High cholesterol is accepted by virtually everyone as a passport to a heart attack. Doctors have also suspected that low cholesterol is linked to other dangerous conditions, such as cancer, stroke and liver disease.


But a major new study indicates that cholesterol levels could be one of the great medical red herrings of the century.


Researchers have discovered that neither high or low cholesterol levels seem to have any bearing on the major illnesses, including heart disease and cancer.


The discovery, based on the analysis of 1,954 deaths among a group of 7,000 middle-aged men in Hawaii, all of Japanese descent, could have severe ramifications throughout the health and drug industry.

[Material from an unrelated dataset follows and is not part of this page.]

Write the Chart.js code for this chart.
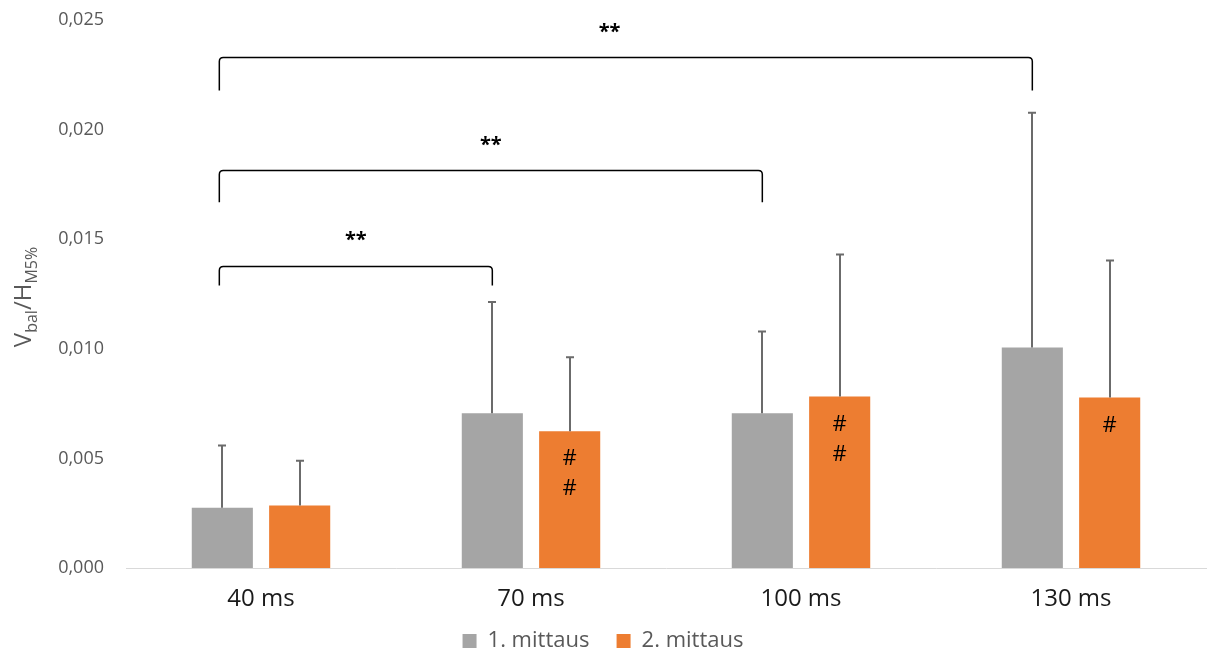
<!DOCTYPE html>
<html>
<head>
<meta charset="utf-8">
<script src="https://cdn.jsdelivr.net/npm/chart.js@4.4.1/dist/chart.umd.min.js"></script>
<style>
  html, body { margin: 0; padding: 0; background: #fff; }
  #wrap { width: 1211px; height: 653px; position: relative; }
</style>
</head>
<body>
<div id="wrap"><canvas id="c" width="1211" height="653"></canvas></div>
<script>
// ---- data ----
const categories = ['40 ms', '70 ms', '100 ms', '130 ms'];
const seriesNames = ['1. mittaus', '2. mittaus'];
const mean1 = [0.00275, 0.00706, 0.00706, 0.01006];
const mean2 = [0.00285, 0.00624, 0.00782, 0.00778];
const sd1 = [0.00284, 0.00507, 0.00373, 0.01071];
const sd2 = [0.00204, 0.00338, 0.00648, 0.00625];
const hashCount2 = [0, 2, 2, 1];
const yTicks = [0, 0.005, 0.010, 0.015, 0.020, 0.025];
// significance brackets: from category index 0 to index in bracketTo
const bracketTo = [1, 2, 3];
const bracketTop = [0.01375, 0.01813, 0.02329];
const bracketLeg = [0.01289, 0.01668, 0.02178];
const bracketLabel = ['**', '**', '**'];
const bracketLabelY = [0.01494, 0.01927, 0.02443];
const bracketLabelPos = [0.5, 0.5, 0.48];

const FONT = "'Open Sans', 'DejaVu Sans', sans-serif";

const overlay = {
  id: 'overlay',
  afterDatasetsDraw(chart) {
    const ctx = chart.ctx;
    const y = chart.scales.y;
    const m1 = chart.getDatasetMeta(0).data;
    const m2 = chart.getDatasetMeta(1).data;
    // error bars
    ctx.save();
    ctx.strokeStyle = '#6b6b6b';
    ctx.lineWidth = 2;
    const drawErr = (bar, mean, sd) => {
      const x = Math.round(bar.x);
      const y0 = y.getPixelForValue(mean);
      const y1 = y.getPixelForValue(mean + sd);
      ctx.beginPath();
      ctx.moveTo(x, y0); ctx.lineTo(x, y1);
      ctx.moveTo(x - 4, y1); ctx.lineTo(x + 4, y1);
      ctx.stroke();
    };
    categories.forEach((c, i) => { drawErr(m1[i], mean1[i], sd1[i]); drawErr(m2[i], mean2[i], sd2[i]); });
    ctx.restore();

    // hash marks
    ctx.save();
    ctx.fillStyle = '#000';
    ctx.font = '22px ' + FONT;
    ctx.textAlign = 'center';
    ctx.textBaseline = 'middle';
    categories.forEach((c, i) => {
      const top = y.getPixelForValue(mean2[i]);
      for (let k = 0; k < hashCount2[i]; k++) {
        ctx.fillText('#', m2[i].x, top + 28 + k * 30);
      }
    });
    ctx.restore();

    // brackets
    ctx.save();
    ctx.strokeStyle = '#000';
    ctx.lineWidth = 1.5;
    ctx.fillStyle = '#000';
    ctx.font = 'bold 20px ' + FONT;
    ctx.textAlign = 'center';
    ctx.textBaseline = 'middle';
    bracketTo.forEach((to, j) => {
      const xl = m1[0].x - 3;
      const xr = m1[to].x;
      const yt = y.getPixelForValue(bracketTop[j]);
      const yb = y.getPixelForValue(bracketLeg[j]);
      const r = 4;
      ctx.beginPath();
      ctx.moveTo(xl, yb);
      ctx.lineTo(xl, yt + r);
      ctx.quadraticCurveTo(xl, yt, xl + r, yt);
      ctx.lineTo(xr - r, yt);
      ctx.quadraticCurveTo(xr, yt, xr, yt + r);
      ctx.lineTo(xr, yb);
      ctx.stroke();
      const lx = xl + (xr - xl) * bracketLabelPos[j];
      ctx.fillText(bracketLabel[j], lx, y.getPixelForValue(bracketLabelY[j]));
    });
    ctx.restore();

    // y-axis title with subscripts
    ctx.save();
    const cy = (chart.chartArea.top + chart.chartArea.bottom) / 2 + 3;
    ctx.translate(31, cy);
    ctx.rotate(-Math.PI / 2);
    ctx.fillStyle = '#595959';
    ctx.textBaseline = 'alphabetic';
    const parts = [['V', 24, 0], ['bal', 16, 6], ['/H', 24, 0], ['M5%', 16, 6]];
    let total = 0;
    parts.forEach(p => { ctx.font = p[1] + 'px ' + FONT; total += ctx.measureText(p[0]).width; });
    let x = -total / 2;
    ctx.textAlign = 'left';
    parts.forEach(p => {
      ctx.font = p[1] + 'px ' + FONT;
      ctx.fillText(p[0], x, p[2]);
      x += ctx.measureText(p[0]).width;
    });
    ctx.restore();
  }
};

new Chart(document.getElementById('c'), {
  type: 'bar',
  data: {
    labels: categories,
    datasets: [
      { label: seriesNames[0], data: mean1, backgroundColor: '#A5A5A5', borderWidth: 0,
        barPercentage: 0.79, categoryPercentage: 0.573 },
      { label: seriesNames[1], data: mean2, backgroundColor: '#ED7D31', borderWidth: 0,
        barPercentage: 0.79, categoryPercentage: 0.573 }
    ]
  },
  options: {
    responsive: false,
    animation: false,
    devicePixelRatio: 1,
    layout: { padding: { top: 20, right: 5, left: 0, bottom: -9 } },
    plugins: {
      legend: {
        position: 'bottom',
        labels: {
          font: { family: FONT, size: 22 },
          color: '#595959',
          boxWidth: 14, boxHeight: 14,
          padding: 10,
          generateLabels(chart) {
            const items = Chart.defaults.plugins.legend.labels.generateLabels(chart);
            items.forEach((it, i) => { if (i < items.length - 1) it.text = it.text + '   '; });
            return items;
          }
        }
      },
      tooltip: { enabled: false }
    },
    scales: {
      x: {
        grid: { display: false, drawTicks: false },
        border: { display: true, color: '#d9d9d9', width: 1 },
        ticks: { font: { family: FONT, size: 24 }, color: '#1a1a1a', padding: 17 },
        afterFit(s) { s.height = 52; }
      },
      y: {
        min: 0, max: 0.025,
        afterBuildTicks(s) { s.ticks = yTicks.map(v => ({ value: v })); },
        grid: { display: false, drawTicks: false },
        border: { display: false },
        ticks: {
          font: { family: FONT, size: 18 },
          color: '#595959',
          padding: 22,
          callback: v => Number(v).toFixed(3).replace('.', ',')
        },
        afterFit(s) { s.width = 126; s.paddingTop = 0; s.paddingBottom = 0; }
      }
    }
  },
  plugins: [overlay]
});
</script>
</body>
</html>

Researchers from the University of Southern California said that early deaths were caused all the time by other risk factors. They have not discounted the possible link between cholesterol levels and smoking, alcohol and untreated high blood pressure, however. If you do not smoke, drink excessively or suffer from high blood pressure, you do not have to worry about your cholesterol levels, they suggest (JAMA, June 28, 1995).


This may be particularly distressing news for the relatives of those people who committed suicide after deliberately lowering their cholesterol levels to avoid a heart condition.


Research from Italy has confirmed earlier observations that low cholesterol levels tend to make people suicidal. Researchers from the St Anna Hospital in Corso studied the blood levels of 331 people who had attempted suicide, against 331 had not harmed themselves. In virtually all cases, the suicide group had lower levels of cholesterol close to the time they tried to kill themselves (BMJ, June 24, 1995).


If cholesterol is not the problem, perhaps melatonin is. Doctors from the University of Vienna have discovered that people with a heart problem tend to produce lower amounts of the hormone at night. Normally, healthy people release melatonin while sleeping, which tends to stop or slow the activity of the endocrine glands. These glands affect growth and metabolism (The Lancet, 1995; 345: 1408).